The Push to Abolish Prison Slavery in Congress
Last month, Senators Jeff Merkley (D-Oregon) and Cory Booker (D-New Jersey) and Rep. Nikema Williams (D-Georgia) reintroduced a joint resolution to amend the Constitution to remove the prison slavery exception from the 13th Amendment and finally abolish slavery and indentured servitude. The resolution, known as the Abolition Amendment, is once again seeing bipartisan support, with Republican Representatives Nancy Mace (R-South Carolina) and Maria Elvira Salazar (R-Florida) signing on as co-sponsors in the House. Booker also introduced a suite of bills that would establish labor rights for incarcerated people, including the right to a minimum wage.
You might think abolishing slavery once and for all would be a no-brainer. What lawmaker wants to be on the record opposing the abolition of forced labor? The political reality is not so simple. Legal enslavement of people convicted of crimes was an extremely contentious issue in 1865 and remains so today. Amending the Constitution requires a two-thirds majority in both houses of Congress to pass, and then two-thirds of state legislatures must ratify the change.
Despite gaining dozens of co-sponsors from both parties, including most Democrats in the House, the Abolition Amendment was left on the back burner during the previous session, according to Tylek. With a GOP-controlled House and a divided Senate, the current session has seen extreme levels of partisanship even for Congress. Partisan lawmakers are unable to agree on funding the government, let alone the legacy of slavery in U.S. history, advocates are strategically building support for fight that could take years.
“This congressional session is going to be chaotic, and lawmakers don’t tend to take stances on anything during a presidential election,” Tylek said.
Even a committee hearing on the Abolition Amendment would raise uncomfortable questions during an election season. Prisons rely on free or low-paid labor by incarcerated workers, who do everything from cleaning and maintenance to cooking in the kitchen. How would jails and prisons continue to function without additional funding?
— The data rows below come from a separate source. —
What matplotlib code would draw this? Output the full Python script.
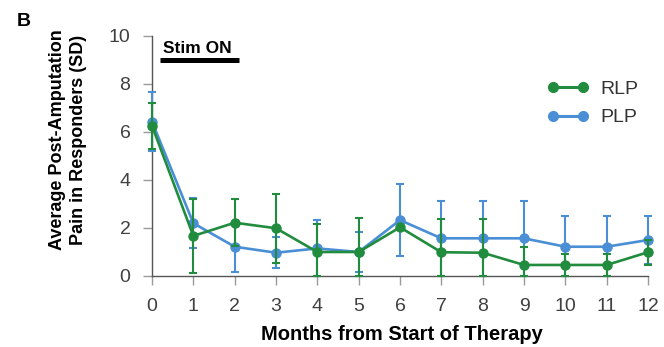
import numpy as np
import matplotlib
matplotlib.use("Agg")
import matplotlib.pyplot as plt
from matplotlib.lines import Line2D

plt.rcParams['font.family'] = ['Liberation Sans', 'DejaVu Sans']

months = list(range(13))
rlp = [6.26, 1.67, 2.22, 1.99, 1.00, 1.00, 2.03, 0.99, 0.97, 0.46, 0.46, 0.46, 0.99]
rlp_sd = [0.96, 1.55, 0.98, 1.43, 1.17, 1.40, 0.00, 1.40, 1.40, 0.73, 0.46, 0.46, 0.53]
plp = [6.43, 2.20, 1.22, 0.97, 1.15, 1.00, 2.33, 1.57, 1.57, 1.57, 1.22, 1.22, 1.50]
plp_sd = [1.22, 1.05, 1.04, 0.65, 1.18, 0.85, 1.50, 1.55, 1.55, 1.55, 1.28, 1.28, 1.00]
yticks = [0, 2, 4, 6, 8, 10]
series_names = ['RLP', 'PLP']

green = '#218c3e'
blue = '#4a8fd6'

fig = plt.figure(figsize=(6.64, 3.47), dpi=100)
ax = fig.add_axes([152/664, 1-276/347, 496/664, 240/347])

def draw(y, sd, color, z):
    y = np.array(y); sd = np.array(sd)
    lower = np.minimum(sd, y)
    ax.errorbar(months, y, yerr=[lower, sd], color=color, lw=1.9, marker='o',
                markersize=6.5, elinewidth=1.5, capsize=3.2, capthick=1.5,
                clip_on=False, zorder=z)

draw(plp, plp_sd, blue, 3)
draw(rlp, rlp_sd, green, 4)

ax.set_xlim(0, 12)
ax.set_ylim(0, 10)
ax.set_xticks(months)
ax.set_yticks(yticks)
for s in ['top', 'right']:
    ax.spines[s].set_visible(False)
for s in ['left', 'bottom']:
    ax.spines[s].set_color('#555555')
    ax.spines[s].set_linewidth(1.0)
ax.tick_params(axis='both', direction='out', length=6.5, width=1.0, color='#9a9a9a',
               labelsize=14, labelcolor='#404040')
ax.tick_params(axis='x', pad=9)
ax.tick_params(axis='y', pad=9)

ax.set_xlabel('Months from Start of Therapy', fontsize=14.5, fontweight='bold', va='center')
ax.xaxis.set_label_coords(0.504, (276-335)/240)
ax.set_ylabel('Average Post-Amputation\nPain in Responders (SD)', fontsize=13,
              fontweight='bold', va='center', linespacing=1.25)
ax.yaxis.set_label_coords((68-152)/496, (276-140)/240)

# Stim ON bar
ax.plot([0.2, 2.1], [9.0, 9.0], color='black', lw=3.6, solid_capstyle='butt', clip_on=False)
ax.text(0.27, 9.28, 'Stim ON', fontsize=12.5, fontweight='bold', va='baseline', ha='left')

handles = [Line2D([], [], color=green, lw=2.2, marker='o', markersize=7),
           Line2D([], [], color=blue, lw=2.2, marker='o', markersize=7)]
leg = ax.legend(handles, series_names,
                loc='center left', bbox_to_anchor=(547/664, 1-103.5/347),
                bbox_transform=fig.transFigure, frameon=False, fontsize=14,
                numpoints=2, handlelength=2.15, handletextpad=0.58,
                borderpad=0, borderaxespad=0, labelspacing=0.55)
for t in leg.get_texts():
    t.set_color('#333333')

fig.text(17/664, 1-22/347, 'B', fontsize=14, fontweight='bold', va='center', ha='left')

fig.savefig('out.png', dpi=100)
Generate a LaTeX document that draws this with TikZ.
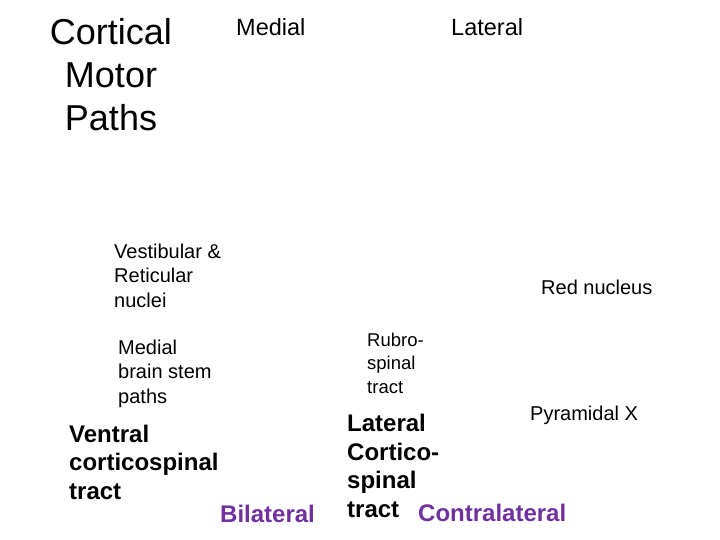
\documentclass[tikz,border=0pt]{standalone}
\usepackage{fontspec}
\setmainfont{Liberation Sans}
\usepackage{xcolor}
\usepackage{tikz}
\usetikzlibrary{positioning}
\definecolor{tractpurple}{HTML}{7030A0}
\tikzset{
  txt/.style={inner sep=0pt,anchor=base west,align=left},
  big/.style={font=\fontsize{36}{43}\selectfont},
  head/.style={font=\fontsize{23.5}{28}\selectfont},
  small/.style={font=\fontsize{20}{24.5}\selectfont},
  tiny/.style={font=\fontsize{18.5}{23.5}\selectfont},
  tract/.style={font=\bfseries\fontsize{24}{28.5}\selectfont},
}

\begin{document}
\begin{tikzpicture}[x=1pt,y=-1pt]
  \useasboundingbox (0,0) rectangle (720,540);
  % multi-line nodes sit on the baseline of their last line
  \node[txt,big,anchor=base,align=center] (title) at (111,131) {Cortical\\Motor\\Paths};
  \node[txt,head] (medial) at (236,36) {Medial};
  \node[txt,head] (lateral) at (451,36) {Lateral};
  \node[txt,small] (vestib) at (114,307) {Vestibular \&\\Reticular\\nuclei};
  \node[txt,small] (rednuc) at (541,294) {Red nucleus};
  \node[txt,small] (medbs) at (118,403) {Medial\\brain stem\\paths};
  \node[txt,tiny] (rubro) at (367,393) {Rubro-\\spinal\\tract};
  \node[txt,small] (pyrx) at (530,420) {Pyramidal X};
  \node[txt,tract] (ventral) at (69,499) {Ventral\\corticospinal\\tract};
  \node[txt,tract] (latcs) at (347,517) {Lateral\\Cortico-\\spinal\\tract};
  \node[txt,tract,tractpurple] (bilat) at (220,522) {Bilateral};
  \node[txt,tract,tractpurple] (contra) at (418,521) {Contralateral};
\end{tikzpicture}
\end{document}
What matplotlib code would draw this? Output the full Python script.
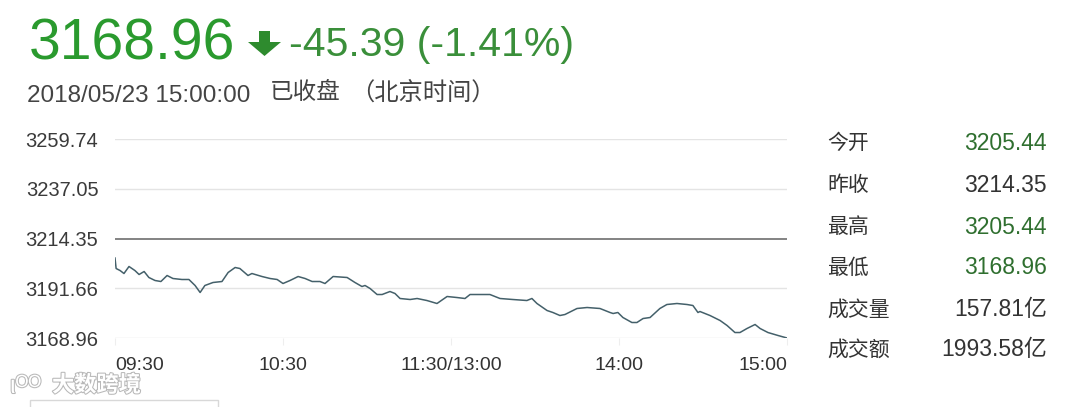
import matplotlib.pyplot as plt
import matplotlib.patheffects as pe
from matplotlib.patches import Polygon, Rectangle

plt.rcParams['font.family'] = ['Liberation Sans', 'Noto Sans CJK SC', 'DejaVu Sans']

# minutes since 09:30 (trading minutes, lunch break removed) and index level
minutes = [0, 0.4, 1.8, 3.2, 5, 7.1, 8.6, 10.4, 12.1, 14.3, 16.4, 18.6, 20.7, 23.9, 26.4,
           28.6, 30.4, 32.1, 35, 38.2, 40.4, 42.9, 44.6, 47.5, 48.9, 52.5, 55.4, 57.9,
           60, 62.5, 65.4, 67.9, 70.4, 73.2, 75, 77.9, 82.9, 85.7, 88.2, 89.3, 91.1,
           93.6, 95.4, 98.2, 100, 101.8, 105.4, 107.9, 111.4, 115, 118.6, 122.1, 125,
           126.8, 133.9, 137.5, 142.1, 147.1, 148.9, 150.7, 154.3, 156.4, 158.9, 160.7,
           165, 168.6, 173.2, 176.8, 177.9, 179.6, 181.4, 184.6, 186.4, 188.6, 191.1,
           194.6, 197.1, 200.7, 204.3, 206.4, 208.2, 208.9, 212.5, 216.1, 218.6, 221.4,
           223.2, 225.7, 228.6, 230.4, 233.2, 236.8, 240]
prices = [3205.44, 3200.66, 3199.75, 3198.38, 3201.58, 3199.75, 3197.93, 3199.29, 3196.56,
          3195.19, 3194.73, 3197.47, 3196.10, 3195.65, 3195.65, 3192.91, 3189.72, 3192.91,
          3194.28, 3194.73, 3198.84, 3201.12, 3200.66, 3197.47, 3198.38, 3197.01, 3196.10,
          3195.65, 3193.82, 3195.19, 3197.01, 3196.10, 3194.73, 3194.73, 3193.82, 3197.01,
          3196.56, 3194.28, 3192.45, 3192.91, 3191.54, 3188.80, 3188.80, 3190.17, 3189.26,
          3186.98, 3186.52, 3186.98, 3186.06, 3184.70, 3187.89, 3187.43, 3186.98, 3188.80,
          3188.80, 3186.98, 3186.52, 3186.06, 3186.98, 3184.70, 3181.50, 3180.59, 3179.22,
          3179.68, 3182.42, 3182.87, 3182.42, 3180.59, 3180.13, 3180.59, 3178.31, 3176.03,
          3176.03, 3177.85, 3178.31, 3182.42, 3184.24, 3184.70, 3184.24, 3183.78, 3180.59,
          3181.05, 3179.22, 3176.94, 3174.66, 3171.46, 3171.46, 3173.29, 3175.12, 3173.29,
          3171.46, 3170.10, 3168.96]

y_ticks = [3168.96, 3191.66, 3214.35, 3237.05, 3259.74]
prev_close = 3214.35
x_ticks = [0, 60, 120, 180, 240]
x_labels = ["09:30", "10:30", "11:30/13:00", "14:00", "15:00"]

stat_names = ["今开", "昨收", "最高", "最低", "成交量", "成交额"]
stat_values = ["3205.44", "3214.35", "3205.44", "3168.96", "157.81亿", "1993.58亿"]
stat_green = [True, False, True, True, False, False]

W, H = 1080, 407
fig = plt.figure(figsize=(W / 100, H / 100), dpi=100)
fig.patch.set_facecolor("white")

def fx(px):
    return px / W

def fy(py):
    return 1 - py / H

ax = fig.add_axes([fx(115), fy(338), fx(787) - fx(115), fy(139) - fy(338)])
ax.set_xlim(0, 240)
ax.set_ylim(y_ticks[0], y_ticks[-1])
for v in y_ticks:
    if v != prev_close:
        ax.axhline(v, color="#e4e4e4", lw=1, zorder=1)
ax.axhline(prev_close, color="#7a7a7a", lw=1.3, zorder=2)
ax.plot(minutes, prices, color="#44606a", lw=1.1, zorder=3)

for s in ax.spines.values():
    s.set_visible(False)
ax.set_yticks(y_ticks)
ax.set_yticklabels([f"{v:.2f}" for v in y_ticks], fontsize=14.5, color="#3a3a3a")
ax.tick_params(axis="y", length=0, pad=12)
ax.set_xticks(x_ticks)
ax.set_xticklabels(x_labels, fontsize=14, color="#333333")
ax.tick_params(axis="x", length=5, color="#eeeeee", pad=9)
tl = ax.get_xticklabels()
tl[0].set_ha("left")
tl[-1].set_ha("right")

# header
green = "#2a9a2e"
fig.text(fx(29), fy(59), "3168.96", fontsize=41, color=green, va="baseline", ha="left")
arrow = [(259, 31), (270, 31), (270, 42), (281, 42), (264.5, 56), (248, 42), (259, 42)]
fig.patches.append(Polygon([(fx(x), fy(y)) for x, y in arrow], closed=True,
                           transform=fig.transFigure, facecolor="#2e8b2e", edgecolor="none"))
fig.text(fx(289), fy(56), "-45.39 (-1.41%)", fontsize=29.5, color="#3a8f3a",
         va="baseline", ha="left")
fig.text(fx(27), fy(102), "2018/05/23 15:00:00", fontsize=17.5, color="#444444",
         va="baseline", ha="left")
fig.text(fx(270), fy(93), "已收盘", fontsize=17, color="#444444", va="center", ha="left")
fig.text(fx(350), fy(93), "（北京时间）", fontsize=17.5, color="#444444", va="center", ha="left")

# stats panel
row_y = [143, 185, 227, 268, 310, 350]
for name, val, g, py in zip(stat_names, stat_values, stat_green, row_y):
    fig.text(fx(827), fy(py), name, fontsize=15, color="#333333", va="center", ha="left")
    fig.text(fx(1047), fy(py), val, fontsize=16.5, color="#2f6f2f" if g else "#333333",
             va="center", ha="right")

# watermark
fig.text(fx(10), fy(386), "ιᴼᴼ", fontsize=18, color="white", va="center", ha="left",
         path_effects=[pe.withStroke(linewidth=1.5, foreground="#b8b8b8")])
fig.text(fx(52), fy(386), "大数跨境", fontsize=16, color="white", va="center", ha="left",
         fontweight="bold",
         path_effects=[pe.withStroke(linewidth=1.5, foreground="#b8b8b8")])
fig.patches.append(Rectangle((fx(30), fy(420)), fx(188), fy(400) - fy(420),
                             transform=fig.transFigure, fill=False, edgecolor="#d8d8d8", lw=1))

fig.savefig("out.png", dpi=100)
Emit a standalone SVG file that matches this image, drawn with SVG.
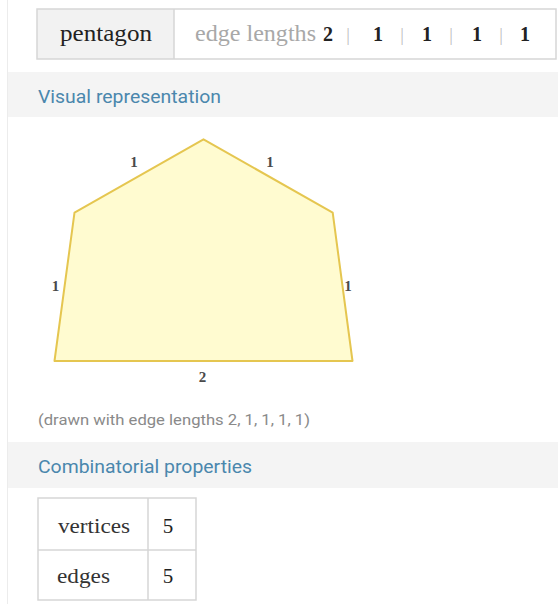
<svg xmlns="http://www.w3.org/2000/svg" width="558" height="604" viewBox="0 0 558 604">
<style>
.serif{font-family:"Liberation Serif","DejaVu Serif",serif;}
.sans{font-family:Roboto,"Liberation Sans",sans-serif;}
.hdr{font-size:19px;fill:#4a87ad;}
.cell{fill:none;stroke:#d6d6d6;stroke-width:1.5;}
.lbl{font-family:"Liberation Serif",serif;font-size:15px;font-weight:bold;fill:#4a4a4a;text-anchor:middle;}
.num{font-size:20px;fill:#222;font-weight:bold;}
.bar{font-size:18px;fill:#bdbdbd;}
</style>
<rect width="558" height="604" fill="#fff"/>
<line x1="7.5" y1="0" x2="7.5" y2="604" stroke="#ececec" stroke-width="1"/>
<g id="title-table">
<rect x="37" y="9" width="137" height="50" fill="#f2f2f2"/>
<rect x="37" y="9" width="519" height="50" class="cell"/>
<line x1="174" y1="9" x2="174" y2="59" stroke="#d6d6d6" stroke-width="1.5"/>
<text x="60" y="41" class="serif" font-size="23" fill="#222" textLength="92" lengthAdjust="spacingAndGlyphs">pentagon</text>
<text x="195" y="41" class="serif" font-size="23" fill="#a8a8a8" textLength="121" lengthAdjust="spacingAndGlyphs">edge lengths</text>
<text x="328" y="41" class="serif num" text-anchor="middle">2</text>
<text x="348" y="41" class="serif bar" text-anchor="middle">|</text>
<text x="378" y="41" class="serif num" text-anchor="middle">1</text>
<text x="402" y="41" class="serif bar" text-anchor="middle">|</text>
<text x="427" y="41" class="serif num" text-anchor="middle">1</text>
<text x="451" y="41" class="serif bar" text-anchor="middle">|</text>
<text x="477" y="41" class="serif num" text-anchor="middle">1</text>
<text x="501" y="41" class="serif bar" text-anchor="middle">|</text>
<text x="525" y="41" class="serif num" text-anchor="middle">1</text>
</g>
<g id="section-visual">
<rect x="8" y="72" width="550" height="45" fill="#f4f4f4"/>
<text x="38" y="102.5" class="sans hdr" textLength="183" lengthAdjust="spacingAndGlyphs">Visual representation</text>
</g>
<g id="pentagon">
<polygon points="54.5,361 74.5,212.7 203.5,139.3 332.7,212.7 352.5,361" fill="#fffbd0" stroke="#e5c650" stroke-width="2" stroke-linejoin="round"/>
<text x="134" y="167" class="lbl">1</text>
<text x="270" y="167" class="lbl">1</text>
<text x="55.5" y="291" class="lbl">1</text>
<text x="348" y="291" class="lbl">1</text>
<text x="202.5" y="382" class="lbl">2</text>
</g>
<text x="38" y="425" class="sans" font-size="15.5" fill="#8a8a8a" textLength="272" lengthAdjust="spacingAndGlyphs">(drawn with edge lengths 2, 1, 1, 1, 1)</text>
<g id="section-comb">
<rect x="8" y="442" width="550" height="46" fill="#f4f4f4"/>
<text x="38" y="473" class="sans hdr" textLength="214" lengthAdjust="spacingAndGlyphs">Combinatorial properties</text>
</g>
<g id="props-table">
<rect x="38" y="498" width="158" height="102" class="cell"/>
<line x1="148" y1="498" x2="148" y2="600" stroke="#d6d6d6" stroke-width="1.5"/>
<line x1="38" y1="550" x2="196" y2="550" stroke="#d6d6d6" stroke-width="1.5"/>
<text x="58" y="533" class="serif" font-size="22" fill="#333" textLength="72" lengthAdjust="spacingAndGlyphs">vertices</text>
<text x="168" y="533" class="serif" font-size="21" fill="#222" text-anchor="middle">5</text>
<text x="57" y="583" class="serif" font-size="22" fill="#333" textLength="53" lengthAdjust="spacingAndGlyphs">edges</text>
<text x="168" y="583" class="serif" font-size="21" fill="#222" text-anchor="middle">5</text>
</g>
</svg>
Does abolishing prison slavery also abolish solitary confinement as punishment for refusing to work? Why is solitary confinement legal in the first place? Passing both the constitutional amendment and Booker’s five labor rights bills would likely be necessary to truly abolish prison slavery, Tylek said.
“After you pass the constitutional amendment, you then need to answer the question: ‘What is slavery?’ which hasn’t been defined in precedent historically,” Tylek said. “Where is the line? You can’t force people to work with any threat of punishment? Is it about wages — is $3 an hour not slavery? What does that mean?”
Prison slavery is about profit, power and control, not “corrections” or public safety.
Paying prison laborers cents on the dollar or no money at all doesn’t just save jails and prisons, and therefore state and federal budgets, a lot of money. It’s also a massive source of profit for entities such as Corcraft and private companies that employ prisoners. Both prison wardens and lobbyists with the private prison industry would undoubtedly come out of the woodwork to oppose any changes in Congress, likely arguing that prison slavery is a necessary part of the “corrections” process. Such an argument falls flat for Perez, who said his years of work in prison both as a seamster and a counselor for other prisoners were “meaningless” in the job market after he was released.
“These folks have strong lobby interests, when you are making that kind of money,” Perez said. “The people who have been benefiting from the forced labor of these folks in one way or another would have to reckon with the losing that privilege.”
Brittany White worked at a Burger King while she was incarcerated for five years in Alabama. The prison then took 40 percent of her wages for the “privilege” to work outside the prison, often a reward for good behavior. Burger King’s management knew White was an incarcerated worker, but they were happy to have her working minimum wage.
“The women in Alabama are making minimum wage … but 40 percent of your check goes to the state of Alabama even before you touch the money,” White said in an interview, adding that Alabama charges prisoners $25 per week for the bus rides to jobs sites such as Burger King. “They are receiving minimum wage from the corporation, but always the state has their hands in the pot.”
Much of the money White did earn went right back to the prison, where she had to pay for basic hygiene supplies such as soap and food from the commissary to replace low-quality prison fare.
“Everybody has their hands in the cookie jar,” White said.
Would such practices remain legal if Congress abolished prison slavery? Would workers like Perez be owed back pay? Abolition raises deep questions about the entire prison system itself, which is literally built on the backs of incarcerated workers. In the seven states that removed the exception from their constitutions, courts are already facing these questions. In Colorado, private corporations are now required to pay a minimum wage to incarcerated workers after a ballot initiative abolished prison slavery. However, state prisons continue to require prisoners to maintain kitchens and other facilities for wages as low as 10 cents an hour. Now, these workers are behind a class-action lawsuit against the state prison system, arguing the work requirements violate the anti-slavery amendment.
Tylek said it may take years to litigate prison slavery out of existence, but the potential for change in the nation’s system of mass incarceration is huge. Despite all the money and politics, Tylek said lawmakers and voters must keep the moral imperative in mind. The exception included in the 13th Amendment was wrong in 1865, as the abolitionists in Congress fiercely argued, and it is wrong today. Prison slavery is about profit, power and control, not “corrections” or public safety. As White points out, extracting labor and wealth from families and communities impacted by mass incarceration leaves them less healthy and less safe.
“Think about the crazy conversations that were had in 1865, when lawmakers said slavery is wrong, but the South is going to collapse economically without it,” Tylek said. “But that doesn’t mean we should keep slavery. What are we willing to give up for our moral dignity?”